The juxtaposition of Fury’s size mixed with his pound-for-pound great skill and IQ means he would be a handful for just about every heavyweight from Jack Johnson and Jack Dempsey to Joe Louis and Muhammad Ali, even if you don’t outright favor him to win each one. That’s a currency that goes a long way within boxing debates and could help Fury’s long-term chances, particularly if he should retire unbeaten.

Rocky Marciano once pulled off the same feat when he retired in 1956 at age 31 with a 49-0 record and has routinely sat within the top 10 of history’s best heavyweights. Yet at 5-foot-10 and only 188 pounds, no one is going to believe Marciano could ever compete against modern stars that are so much bigger.  

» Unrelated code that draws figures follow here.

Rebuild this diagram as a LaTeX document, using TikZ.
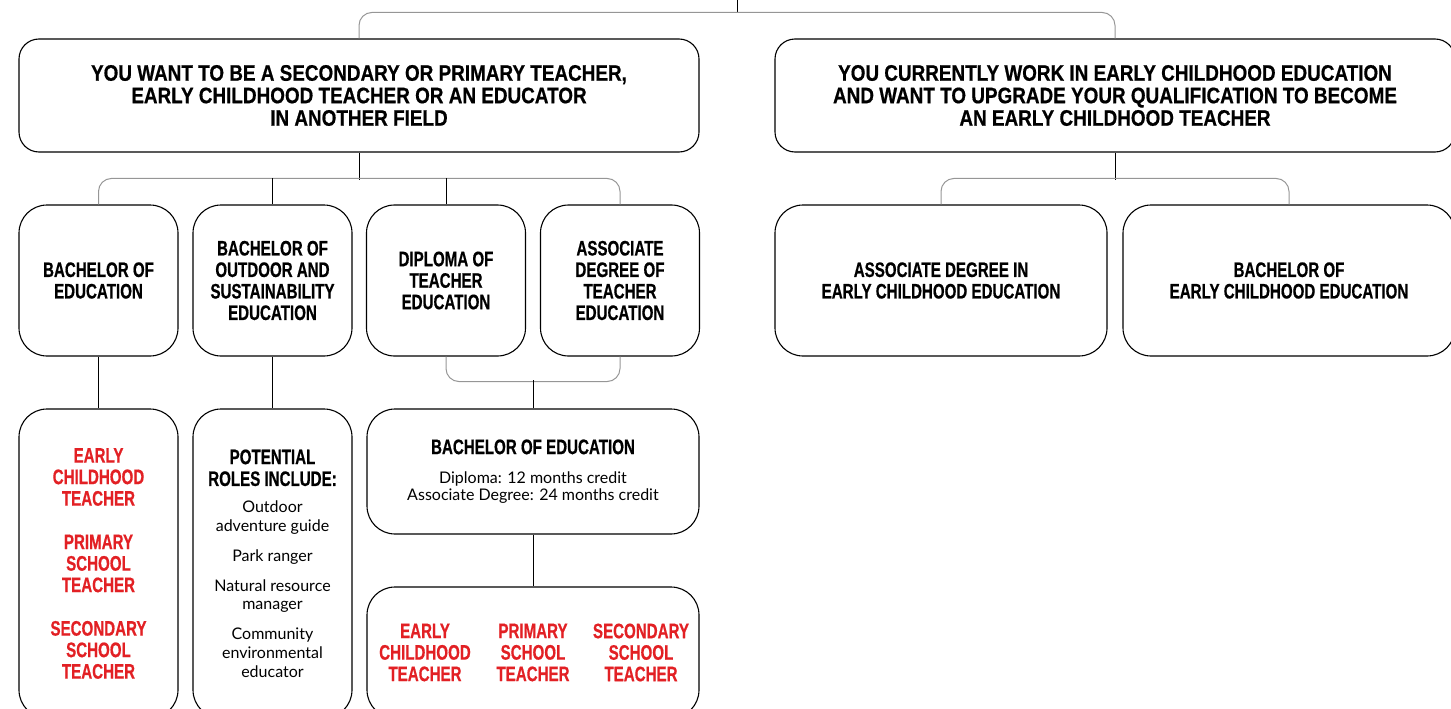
\documentclass[tikz,border=0pt]{standalone}
\usepackage{fontspec}
\setmainfont{Lato}
\newfontfamily\headfont{Liberation Sans}[FakeStretch=0.72,FakeBold=0.6]
\newfontfamily\bigheadfont{Liberation Sans}[FakeStretch=0.84,FakeBold=0.6]
\definecolor{ecred}{RGB}{226,32,36}
\definecolor{bracketgray}{RGB}{150,150,150}
\newcommand{\hd}{\headfont\bfseries\fontsize{21}{21.5}\selectfont}
\newcommand{\bighd}{\bigheadfont\bfseries\fontsize{22.5}{22.5}\selectfont}
\newcommand{\txt}{\fontsize{16}{18.8}\selectfont}

\begin{document}
\begin{tikzpicture}[x=1pt,y=-1pt,
  box/.style={shape=rectangle,draw,line width=1.1pt,rounded corners=28pt,inner sep=0pt,align=center,font=\hd},
  topbox/.style={box,rounded corners=20pt,minimum width=680pt,minimum height=113pt,font=\bighd},
  degbox/.style={box,minimum width=159pt,minimum height=151pt},
  widebox/.style={box,minimum width=332pt,minimum height=151pt},
  link/.style={line width=1pt},
  bracket/.style={line width=1pt,bracketgray,rounded corners=13pt}]
\clip (0,0) rectangle (1451,709);
\node(want)[topbox] at (359,95.5){YOU WANT TO BE A SECONDARY OR PRIMARY TEACHER,\\ EARLY CHILDHOOD TEACHER OR AN EDUCATOR\\ IN ANOTHER FIELD};
\node(upgrade)[topbox] at (1115,95.5){YOU CURRENTLY WORK IN EARLY CHILDHOOD EDUCATION\\ AND WANT TO UPGRADE YOUR QUALIFICATION TO BECOME\\ AN EARLY CHILDHOOD TEACHER};
\node(bedu)[degbox] at (98.5,280.5){BACHELOR OF\\ EDUCATION};
\node(outdoor)[degbox] at (272.5,280.5){BACHELOR OF\\ OUTDOOR AND\\ SUSTAINABILITY\\ EDUCATION};
\node(diploma)[degbox] at (446,280.5){DIPLOMA OF\\ TEACHER\\ EDUCATION};
\node(assoc)[degbox] at (620,280.5){ASSOCIATE\\ DEGREE OF\\ TEACHER\\ EDUCATION};
\node(ecassoc)[widebox] at (941,280.5){ASSOCIATE DEGREE IN\\ EARLY CHILDHOOD EDUCATION};
\node(ecbach)[widebox] at (1289,280.5){BACHELOR OF\\ EARLY CHILDHOOD EDUCATION};
\node(ecroles)[degbox,minimum height=309pt,text=ecred] at (98.5,563.5){EARLY\\ CHILDHOOD\\ TEACHER\\[22pt] PRIMARY\\ SCHOOL\\ TEACHER\\[22pt] SECONDARY\\ SCHOOL\\ TEACHER};
\node(roles)[degbox,minimum height=309pt,font=\txt] at (272.5,563.5){{\hd POTENTIAL}\\[3pt] {\hd ROLES INCLUDE:}\\[8pt] Outdoor\\ adventure guide\\[11pt] Park ranger\\[11pt] Natural resource\\ manager\\[11pt] Community\\ environmental\\ educator};
\node(bedtwo)[widebox,minimum height=125pt,font=\fontsize{16}{17.5}\selectfont] at (533,471.5){{\hd BACHELOR OF EDUCATION}\\[11.5pt] Diploma: 12 months credit\\ Associate Degree: 24 months credit};
\node(teachers)[widebox,minimum height=131pt,text=ecred] at (533,652.5){\parbox[c]{100pt}{\centering\hd EARLY\\ CHILDHOOD\\ TEACHER}\hspace{8pt}\parbox[c]{100pt}{\centering\hd PRIMARY\\ SCHOOL\\ TEACHER}\hspace{8pt}\parbox[c]{100pt}{\centering\hd SECONDARY\\ SCHOOL\\ TEACHER}};
\coordinate(top) at (737.5,0);
\draw[link] (top)--++(0,13);
\draw[bracket] (want.north)--++(0,-26) -| (upgrade.north);
\draw[link] (want.south)--++(0,27);
\draw[bracket] (bedu.north)--++(0,-26) -| (assoc.north);
\draw[link] (outdoor.north)--++(0,-26);
\draw[link] (diploma.north)--++(0,-26);
\draw[link] (upgrade.south)--++(0,27);
\draw[bracket] (ecassoc.north)--++(0,-26) -| (ecbach.north);
\draw[bracket] (diploma.south)--++(0,25) -| (assoc.south);
\draw[link] (bedtwo.north)--++(0,-28);
\draw[link] (bedu)--(ecroles);
\draw[link] (outdoor)--(roles);
\draw[link] (bedtwo)--(teachers);
\end{tikzpicture}
\end{document}
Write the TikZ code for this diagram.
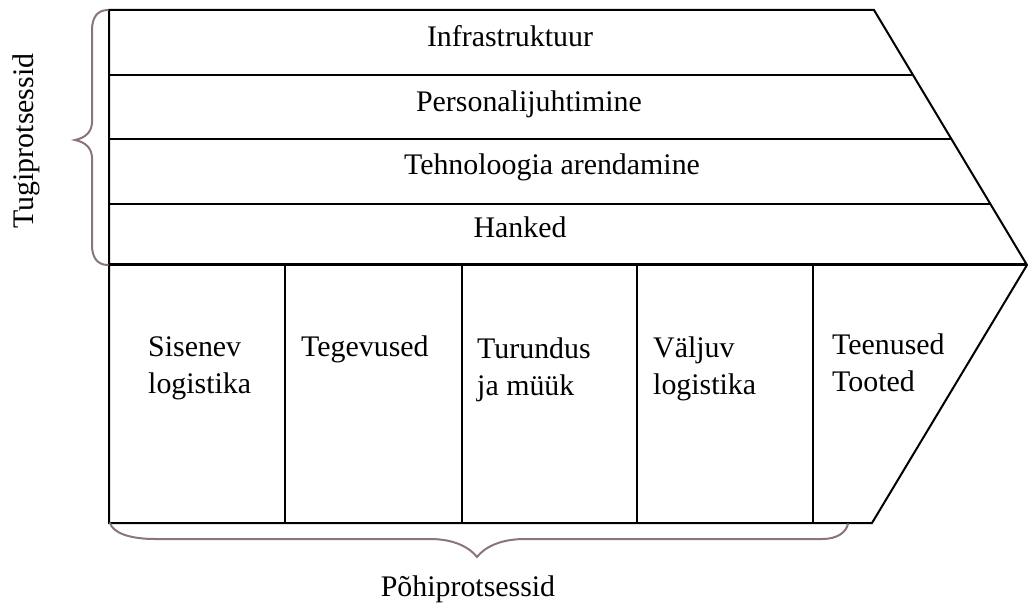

It’s a problem Fury simply doesn’t have, which is why he needs to be focused from here on out and trying to equal or exceed the resume of the greats like Marciano he would need to pass for entry into heavyweight immortality.  

Which brings us to Fury’s most recent flirtation with walking way again. While his intentions of keeping a potential promise to his wife Paris to retire seem pure, it’s just difficult to believe Fury would ever go through with it.  

A fighting man to his core who claims to be a descendent of bare knuckle champions within his Irish Traveler heritage, Fury is too much of a competitor to vacate his titles after coming this far only to watch somebody else become the first undisputed champion of the four-belt era.  

Fury appears much more interested in going the exhibition route, likely for the suspected windfall of money that could come from a mixed rules bout against UFC heavyweight champion Francis Ngannou. But somewhere along the way, Fury will need to make his own decision about completing the unfinished business still in front of him.  

While he can do nothing to change the past about who he has fought, Fury could improve his all-time argument so much better by committing a few years to active competition in order to add as many elite remaining victories as possible. That starts with the undisputed championship bout that simply can’t be overlooked as a negative strike against him should he decide to hang it up.  

Knowing Fury’s history of going against the current, his next move is truly anybody’s guess. But make no mistake, he’s on the cusp of history thanks to his recent run and he might be the only one who is able to derail that should he decide to maximize his time remaining.